**GIVEN REQUEST**: Work through the data below and give the number of lines holding "chart", nothing more.

-------- DATA EXCERPT --------

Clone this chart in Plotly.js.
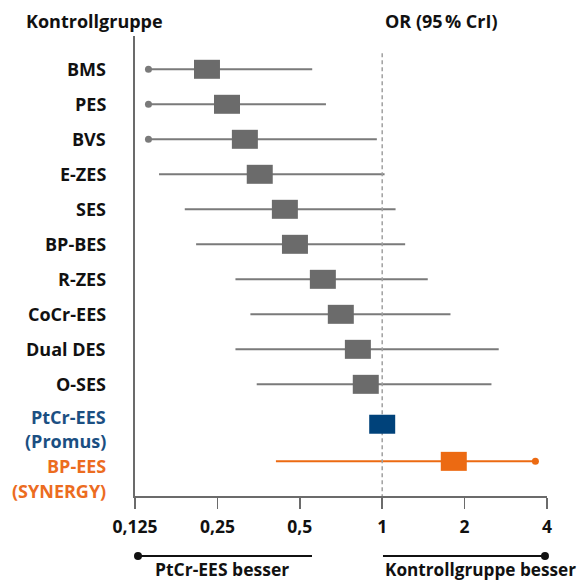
<!DOCTYPE html>
<html>
<head>
<meta charset="utf-8">
<script src="https://cdn.plot.ly/plotly-3.0.1.min.js"></script>
<style>
  html, body { margin: 0; padding: 0; background: #ffffff; }
  #chart { width: 588px; height: 581px; }
</style>
</head>
<body>
<div id="chart"></div>
<script>
// Network meta-analysis: odds ratios vs. PtCr-EES (Promus) with 95% credible intervals
const categories = ["BMS", "PES", "BVS", "E-ZES", "SES", "BP-BES", "R-ZES", "CoCr-EES",
                    "Dual DES", "O-SES", "PtCr-EES\n(Promus)", "BP-EES\n(SYNERGY)"];
const orMedian = [0.229, 0.271, 0.315, 0.357, 0.441, 0.480, 0.607, 0.706, 0.815, 0.871, 1, 1.826];
const crILower = [0.14, 0.14, 0.14, 0.153, 0.190, 0.209, 0.291, 0.330, 0.291, 0.348, null, 0.409];
const crIUpper = [0.555, 0.623, 0.956, 1.02, 1.119, 1.213, 1.467, 1.776, 2.665, 2.507, null, 3.628];
// Intervals that continue past the drawn end are marked with a dot
const lowerDot = [true, true, true, false, false, false, false, false, false, false, false, false];
const upperDot = [false, false, false, false, false, false, false, false, false, false, false, true];
const tickVals = [0.125, 0.25, 0.5, 1, 2, 4];
const tickText = ["0,125", "0,25", "0,5", "1", "2", "4"];

const GREY = "#6b6b6b";
const LINE_GREY = "#7a7a7a";
const BLUE = "#00427a";
const ORANGE = "#ec6a12";
const FONT = "Open Sans, Noto Sans, sans-serif";

// vertical placement: evenly spaced rows, extra room before the two highlighted stents
function rowY(i) {
  if (i < 10) return i;
  return i === 10 ? 10.14 : 11.2;
}
function rowColor(i) {
  if (i === 10) return BLUE;
  if (i === 11) return ORANGE;
  return GREY;
}
function labelColor(i) {
  if (i === 10) return "#1b4f82";
  if (i === 11) return "#ec6c1f";
  return "#111111";
}

const traces = [];
function segTrace(idx, color) {
  const xs = [], ys = [];
  idx.forEach(i => {
    if (crILower[i] == null) return;
    xs.push(crILower[i], crIUpper[i], null);
    ys.push(rowY(i), rowY(i), null);
  });
  return { type: "scatter", mode: "lines", x: xs, y: ys, hoverinfo: "skip",
           line: { color: color, width: 2 }, showlegend: false };
}
const greyIdx = categories.map((_, i) => i).filter(i => i < 10);
traces.push(segTrace(greyIdx, LINE_GREY));
traces.push(segTrace([11], ORANGE));

// end dots
const dx = [], dy = [], dc = [];
categories.forEach((_, i) => {
  if (lowerDot[i]) { dx.push(crILower[i]); dy.push(rowY(i)); dc.push(i === 11 ? ORANGE : LINE_GREY); }
  if (upperDot[i]) { dx.push(crIUpper[i]); dy.push(rowY(i)); dc.push(i === 11 ? ORANGE : LINE_GREY); }
});
traces.push({ type: "scatter", mode: "markers", x: dx, y: dy, hoverinfo: "skip", showlegend: false,
              marker: { symbol: "circle", size: 7, color: dc, line: { width: 0 } }, cliponaxis: false });

const shapes = [];
// reference line at OR = 1
shapes.push({ type: "line", xref: "x", yref: "y", x0: 1, x1: 1, y0: -0.46, y1: 12.19,
              line: { color: "#a0a0a0", width: 1.5, dash: "4px,3px" } });
// point estimates: rectangles 26 px wide (a fixed ratio on the log scale) and 19 px tall
const halfBoxRatio = Math.pow(2, 13 / 82.4);
orMedian.forEach((v, i) => {
  shapes.push({ type: "rect", xref: "x", yref: "y", ysizemode: "pixel",
                yanchor: rowY(i), x0: v / halfBoxRatio, x1: v * halfBoxRatio, y0: -9.5, y1: 9.5,
                fillcolor: rowColor(i), line: { width: 0 } });
});
// direction guides under the axis
const guideY = -0.1304;
shapes.push({ type: "line", xref: "paper", yref: "paper", x0: 0.0073, x1: 0.4296, y0: guideY, y1: guideY,
              line: { color: "#111111", width: 2 } });
shapes.push({ type: "line", xref: "paper", yref: "paper", x0: 0.6019, x1: 0.9951, y0: guideY, y1: guideY,
              line: { color: "#111111", width: 2 } });
[0.0073, 0.9951].forEach(px => {
  shapes.push({ type: "circle", xref: "paper", yref: "paper", ysizemode: "pixel",
                yanchor: guideY, x0: px - 0.0097, x1: px + 0.0097, y0: -4, y1: 4,
                fillcolor: "#111111", line: { width: 0 } });
});

const annotations = [];
const labelFont = (c, s) => ({ family: FONT, size: s || 18, color: c, weight: 700 });
// two-line labels sit a little lower than their markers
const labelShift = { 10: -5, 11: -17 };
categories.forEach((name, i) => {
  const lines = name.split("\n");
  const base = labelShift[i] || 0;
  const lh = 24.5;
  lines.forEach((ln, k) => {
    const off = base - (k - (lines.length - 1) / 2) * lh;
    annotations.push({ xref: "paper", yref: "y", x: -0.066, y: rowY(i), yshift: off,
                       xanchor: "right", yanchor: "middle", showarrow: false,
                       text: ln, font: labelFont(labelColor(i)) });
  });
});
annotations.push({ xref: "paper", yref: "paper", x: -0.2692, y: 1.0333, xanchor: "left", yanchor: "middle",
                   showarrow: false, text: "Kontrollgruppe", font: labelFont("#111111") });
annotations.push({ xref: "paper", yref: "paper", x: 0.7439, y: 1.0333, xanchor: "center", yanchor: "middle",
                   showarrow: false, text: "OR (95\u202f% CrI)", font: labelFont("#111111") });
annotations.push({ xref: "paper", yref: "paper", x: 0.2104, y: -0.1587, xanchor: "center", yanchor: "middle",
                   showarrow: false, text: "PtCr-EES besser", font: labelFont("#111111", 17.5) });
annotations.push({ xref: "paper", yref: "paper", x: 0.6019, y: -0.1587, xanchor: "left", yanchor: "middle",
                   showarrow: false, text: "Kontrollgruppe besser", font: labelFont("#111111", 17.2) });

const layout = {
  width: 588, height: 581,
  margin: { l: 135, r: 41, t: 36, b: 85 },
  paper_bgcolor: "#ffffff", plot_bgcolor: "#ffffff",
  showlegend: false,
  xaxis: {
    type: "log", range: [Math.log10(0.125), Math.log10(4)],
    tickmode: "array", tickvals: tickVals, ticktext: tickText,
    ticks: "outside", ticklen: 11, tickwidth: 1.5, tickcolor: "#6b6b6b",
    showline: true, linecolor: "#6b6b6b", linewidth: 1.5,
    showgrid: false, zeroline: false, ticklabelstandoff: 3,
    tickfont: { family: FONT, size: 17.5, color: "#111111", weight: 700 }
  },
  yaxis: {
    range: [12.19, -0.951], showticklabels: false, ticks: "",
    showline: true, linecolor: "#6b6b6b", linewidth: 2,
    showgrid: false, zeroline: false
  },
  shapes: shapes,
  annotations: annotations
};

Plotly.newPlot("chart", traces, layout, { displayModeBar: false, staticPlot: true });
</script>
</body>
</html>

--------

**ANSWER**: 4